R. v. Maieron, 2011 ONCA 78 dealt with the power of judges to interfere with prosecutorial discretion. In dealing with that the Court of Appeal noted that the Court may decline to order a new trial, even where an appeal is allowed, if such would not serve the interests of justice:
[1] We agree with the Crown's submission that the appeal judge wrongly refused to order a new trial and stayed the proceedings on the basis that the appeal judge believed the allegations to be trivial and not worthy of prosecution. It is not for judges to second guess the decision to prosecute a particular allegation.
[2] An appellate court may, in exceptional cases, having determined that the order made at trial should be set aside, decline to order a new trial and direct a stay. The appellate court can do so where, in the circumstances, a new trial would not serve the interests of justice. In the circumstances of this case, the focus of that inquiry should be on the impact of a new trial on the respondent at this point in the proceedings.

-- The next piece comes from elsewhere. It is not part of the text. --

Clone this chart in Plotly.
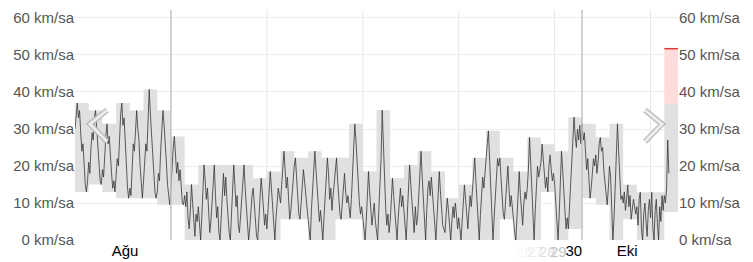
import plotly.graph_objects as go

# ---- data ----
# daily min / max wind speed (km/sa), 44 days, last one is today
day_min = [13, 15, 13, 11.3, 11.3, 11.3, 9.5, 9.5, 0, 0,
           0, 0, 0, 0, 0, 5.6, 5.6, 0, 0, 5.6,
           5.6, 0, 0, 0, 0, 0, 0, 0, 0, 0,
           0, 5.6, 0, 0, 13, 0, 3, 11.3, 9.5, 0,
           5.6, 0, 0, 7.6]
day_max = [37, 35, 31.4, 37, 35, 40.7, 35, 28, 15, 20.3,
           20.3, 20.3, 20.3, 16.7, 18.5, 24, 22.2, 24, 22.2, 22.2,
           31.4, 18.5, 35.1, 16.7, 20.3, 24, 18.5, 11.3, 14.9, 22.2,
           29.5, 22.2, 18.5, 27.7, 25.9, 24, 33.2, 31.4, 27.7, 31.4,
           14.9, 12.9, 12.9, 36.8]
forecast_top = 51.7

# wind speed, 2-hourly samples
wind = [
    30, 34, 37, 33, 35, 29, 24, 26, 19, 15, 13, 16,
    21, 18, 25, 29, 27, 33, 35, 30, 24, 20, 16, 15,
    19, 17, 24, 28, 31.4, 26, 28, 22, 18, 14, 16, 13,
    17, 22, 20, 29, 34, 37, 31, 33, 25, 19, 14, 11.3,
    14, 12, 20, 26, 24, 31, 35, 30, 27, 20, 15, 11.3,
    16, 21, 26, 24, 33, 40.7, 34, 29, 22, 17, 13, 11.3,
    13, 18, 16, 24, 29, 35, 31, 27, 21, 15, 12, 9.5,
    14, 20, 25, 28, 23, 18, 21, 16, 19, 13, 10, 9.5,
    12, 9, 13, 6, 3, 8, 15, 10, 4, 1, 7, 5,
    9, 4, 0, 6, 13, 20.3, 16, 11, 14, 7, 2, 5,
    10, 16, 20.3, 12, 6, 9, 2, 0, 7, 14, 18, 12,
    17, 11, 6, 2, 0, 8, 14, 20.3, 15, 9, 12, 4,
    2, 7, 13, 17, 20.3, 14, 10, 5, 0, 3, 9, 12,
    14, 10, 6, 1, 0, 5, 11, 16.7, 13, 8, 4, 7,
    3, 8, 13, 18.5, 14, 9, 4, 0, 6, 10, 14, 12,
    10, 15, 20, 24, 19, 14, 17, 9, 5.6, 8, 13, 17,
    20, 22.2, 17, 12, 7, 5.6, 10, 15, 19, 16, 12, 9,
    6, 3, 0, 8, 13, 18, 24, 19, 14, 10, 5, 8,
    3, 0, 6, 12, 17, 22.2, 18, 11, 14, 8, 12, 15,
    18, 22.2, 16, 11, 7, 5.6, 9, 14, 18, 13, 10, 12,
    8, 6, 11, 17, 23, 31.4, 27, 20, 14, 10, 7, 9,
    6, 2, 0, 5, 11, 18.5, 13, 9, 4, 7, 10, 5,
    3, 0, 8, 15, 22, 35.1, 24, 14, 9, 4, 7, 2,
    5, 11, 16.7, 12, 8, 3, 0, 6, 10, 14, 9, 12,
    8, 3, 0, 7, 14, 20.3, 15, 10, 6, 2, 9, 4,
    6, 12, 18, 24, 17, 11, 5, 0, 8, 14, 16, 12,
    17, 12, 7, 2, 0, 6, 12, 18.5, 13, 8, 4, 3,
    2, 7, 11.3, 8, 4, 0, 5, 9, 6, 10, 7, 3,
    6, 2, 0, 5, 10, 14.9, 11, 7, 3, 8, 12, 9,
    13, 18, 22.2, 16, 10, 4, 0, 7, 12, 17, 14, 19,
    21, 26, 29.5, 22, 15, 8, 0, 6, 12, 18, 22, 20,
    22.2, 17, 12, 7, 5.6, 10, 15, 20, 14, 9, 12, 8,
    6, 2, 0, 7, 13, 18.5, 12, 8, 4, 10, 13, 11,
    14, 19, 27.7, 21, 13, 6, 0, 8, 15, 20, 17, 19,
    21, 25.9, 22, 18, 14, 17, 13, 20, 23, 19, 16, 18,
    15, 10, 4, 0, 7, 16, 24, 19, 12, 8, 3, 6,
    3, 9, 17, 24, 29, 33.2, 28, 25, 30, 27, 31, 26,
    31.4, 27, 29, 24, 19, 22, 16, 11.3, 14, 18, 22, 20,
    23, 18, 21, 26, 27.7, 24, 25, 19, 15, 11, 9.5, 14,
    20, 17, 8, 0, 6, 14, 22, 31.4, 24, 16, 11, 12,
    10, 13, 8, 11, 14.9, 9, 12, 5.6, 8, 11, 9, 7,
    9, 4, 11, 12.9, 3, 0, 7, 10, 5, 1, 8, 11,
    6, 12.9, 3, 0, 8, 11, 4, 0, 9, 5, 12, 8,
    12, 10, 14, 27, 18,
]
samples_per_day = 12

y_ticks = [0, 10, 20, 30, 40, 50, 60]
y_tick_text = [f"{v} km/sa" for v in y_ticks]
x_tick_pos = [3.65, 36.4, 40.3]
x_tick_text = ["Ağu", "30", "Eki"]
faded_text = ["26", "27", "28", "29"]
faded_pos = [32.8, 33.6, 34.45, 35.3]
faded_col = ["#f6f6f6", "#ececec", "#dedede", "#c4c4c4"]
week_lines = [14, 21, 28, 35, 42]
month_lines = [7, 37]

n_days = len(day_min)
xs_band = list(range(n_days)) + [n_days]
lo = day_min + [day_min[-1]]
hi = day_max + [day_max[-1]]
xs_wind = [i / samples_per_day for i in range(len(wind))]

FONT = "Liberation Sans, Arial, Helvetica, sans-serif"

fig = go.Figure()
fig.add_trace(go.Scatter(x=xs_band, y=lo, mode="lines", line=dict(width=0, shape="hv"),
                         hoverinfo="skip", showlegend=False))
fig.add_trace(go.Scatter(x=xs_band, y=hi, mode="lines", line=dict(width=0, shape="hv"),
                         fill="tonexty", fillcolor="#e0e0e0", hoverinfo="skip", showlegend=False))
# forecast range on today
fig.add_trace(go.Scatter(x=[n_days - 1, n_days], y=[day_max[-1]] * 2, mode="lines",
                         line=dict(width=0), hoverinfo="skip", showlegend=False))
fig.add_trace(go.Scatter(x=[n_days - 1, n_days], y=[forecast_top] * 2, mode="lines",
                         line=dict(width=1.5, color="#e03c3c"), fill="tonexty",
                         fillcolor="#ffdcdc", hoverinfo="skip", showlegend=False))
fig.add_trace(go.Scatter(x=xs_wind, y=wind, mode="lines",
                         line=dict(width=0.8, color="#363636"), showlegend=False))
fig.add_trace(go.Scatter(x=[0], y=[0], yaxis="y2", mode="markers",
                         marker=dict(opacity=0), showlegend=False, hoverinfo="skip"))

shapes = []
for w in week_lines:
    shapes.append(dict(type="line", xref="x", yref="paper", x0=w, x1=w, y0=0, y1=1,
                       line=dict(color="#e6e6e6", width=1), layer="below"))
for m in month_lines:
    shapes.append(dict(type="line", xref="x", yref="paper", x0=m, x1=m, y0=0, y1=1,
                       line=dict(color="#c2c2c2", width=1.5), layer="above"))

# navigation chevrons
chev_left = "M 0.0531,0.565 L 0.0249,0.504 L 0.0531,0.428"
chev_right = "M 0.9453,0.565 L 0.9735,0.504 L 0.9453,0.428"
for p in (chev_left, chev_right):
    shapes.append(dict(type="path", xref="paper", yref="paper", path=p,
                       line=dict(color="#b8b8b8", width=5.5), layer="above"))
    shapes.append(dict(type="path", xref="paper", yref="paper", path=p,
                       line=dict(color="#ececec", width=3), layer="above"))

annotations = []
for t, p, c in zip(faded_text, faded_pos, faded_col):
    annotations.append(dict(x=p, y=0, xref="x", yref="paper", yanchor="top", yshift=-1,
                            text=t, showarrow=False,
                            font=dict(family=FONT, size=15, color=c)))

yax = dict(range=[0, 62.16], tickmode="array", tickvals=y_ticks, ticktext=y_tick_text,
           tickfont=dict(family=FONT, size=15, color="#555555"),
           showgrid=True, gridcolor="#eeeeee", gridwidth=1, zeroline=False,
           showline=False, ticks="", fixedrange=True, automargin=False)

fig.update_layout(
    width=753, height=262,
    margin=dict(l=75, r=75, t=10, b=22),
    paper_bgcolor="white", plot_bgcolor="white",
    xaxis=dict(range=[0, n_days], tickmode="array", tickvals=x_tick_pos, ticktext=x_tick_text,
               tickfont=dict(family=FONT, size=15, color="#000000"),
               showgrid=False, zeroline=False, showline=False, ticks="", automargin=False),
    yaxis=dict(**yax, layer="above traces"),
    yaxis2=dict(**dict(yax, showgrid=False), overlaying="y", side="right"),
    shapes=shapes,
    annotations=annotations,
    showlegend=False,
)

fig.write_html("out.html")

[3] The respondent has been before the court on four occasions at personal expense and inconvenience. The allegation against him is minor both in its nature and in respect of the particulars of this allegation. The Crown has made its legal point through this endorsement which makes it clear that judges cannot interfere with the Crown's exercise of its discretion to initiate prosecutions, except in those few cases that come within the abuse of process doctrine. A new trial at this stage would not serve any useful purpose and would cause further inconvenience and expense to the respondent. He has done nothing to contribute to the prolonged litigation of this minor allegation, but is in a sense a victim of self-initiated judicial errors.